This thread has been locked.

If you have a related question, please click the "Ask a related question" button in the top right corner. The newly created question will be automatically linked to this question.

Cache misses consideration

Other Parts Discussed in Thread: OMAP-L137

Why C6455 has larger cache misses penalty than C6416?

For example, the cache misses for C6455 is 12.5 cycles per miss but C6416 has only 6 cycles per miss.  How comes?

  • The 64x+ architecture moves to a multi-master DMA architecture.  This allows for much greater overall data throughput in the device, e.g. EDMA could move data from DDR2 to L1D SRAM while the CPU simultaneously accesses another chunk of on-chip memory (e.g. the 128 KB chunk of SRAM on OMAP-L137).   Of course this adds an extra layer to things because now there needs to be arbitration of these sources.

    The 64x+ architecture also was designed to scale to faster frequencies and larger cache sizes.
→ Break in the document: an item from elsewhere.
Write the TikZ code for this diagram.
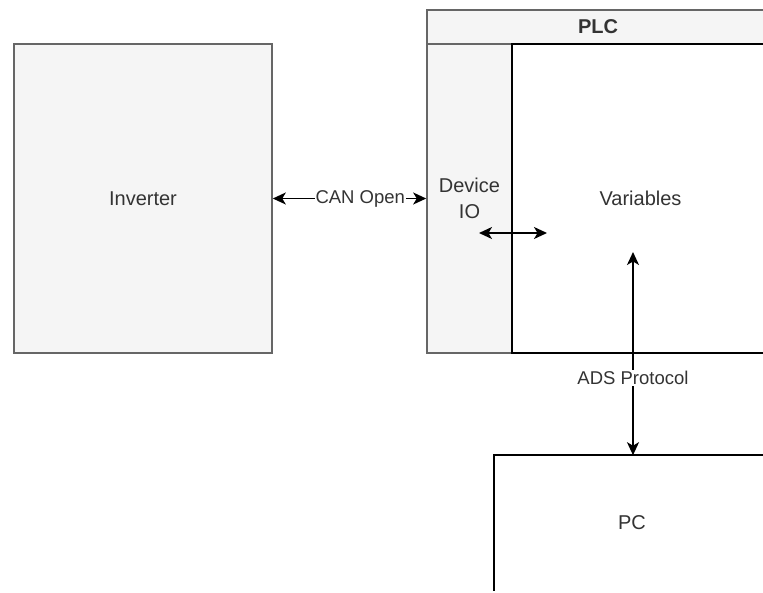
\documentclass[tikz,border=0pt]{standalone}
\usepackage{fontspec}
\setmainfont{Liberation Sans}
\usetikzlibrary{arrows.meta}
\definecolor{grayborder}{HTML}{666666}
\definecolor{grayfill}{HTML}{F5F5F5}
\definecolor{txt}{HTML}{333333}
\begin{document}
\begin{tikzpicture}[x=1pt,y=-1pt,
  graybox/.style={draw=grayborder,fill=grayfill,line width=1.6pt,text=txt,
    font=\fontsize{20}{26}\selectfont,inner sep=0pt,align=center},
  whitebox/.style={fill=white,line width=1.6pt,text=txt,
    font=\fontsize{20}{26}\selectfont,inner sep=0pt,align=center},
  conn/.style={line width=1.6pt,{Stealth[length=13pt,width=12pt,inset=3.5pt]}-{Stealth[length=13pt,width=12pt,inset=3.5pt]}},
  elabel/.style={fill=white,text=txt,font=\fontsize{18.5}{22}\selectfont,inner sep=1pt}]
\useasboundingbox (0,0) rectangle (763,592);
\clip (0,0) rectangle (763,592);
\fill[white] (0,0) rectangle (763,592);
% Inverter
\node[graybox,minimum width=258pt,minimum height=309pt] (inv) at (143,198.5) {Inverter};
% PLC header
\node[graybox,minimum width=342pt,minimum height=34pt,font=\fontsize{20}{26}\selectfont\bfseries] (plc) at (598,27) {PLC};
% Device IO
\node[graybox,minimum width=85pt,minimum height=309pt] (dev) at (469.5,198.5) {Device\\IO};
% Variables
\node[whitebox,draw=black,minimum width=257pt,minimum height=309pt] (var) at (640.5,198.5) {Variables};
% PC
\node[whitebox,minimum width=274pt,minimum height=134pt] (pc) at (632,523) {PC};
\draw[line width=1.6pt] (pc.south west) -- (pc.north west) -- (pc.north east) -- (pc.south east);
% CAN Open
\draw[conn] (inv.east) -- (dev.west) node[elabel,pos=0.57] {CAN Open};
% Device IO <-> Variables
\coordinate (dioA) at (479,233);
\coordinate (dioB) at (547,233);
\draw[conn] (dioA) -- (dioB);
% ADS
\coordinate (adsTop) at (633,252);
\draw[conn] (adsTop) -- (adsTop |- pc.north) node[elabel,pos=0.62] {ADS Protocol};
\end{tikzpicture}
\end{document}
    Although the miss penalty is greater there have also been other improvements that more than offset the change (generally):

    • L1 cache sizes are 2x greater (sometimes more) than older 64x devices, e.g. fewer cache misses due to larger L1 cache.
    • Ability to configure L1 memory as SRAM instead of cache, i.e. capability to make certain algorithms/data always accessible in a single cycle.
    • Wider bus between L1 and L2 to get more throughput (though with more initial latency).
    • Compact instructions gives better code density, e.g. more instructions now fit in the same amount of SRAM (fewer misses)
    • Improvements in snooping mechanisms to reduce the number of misses.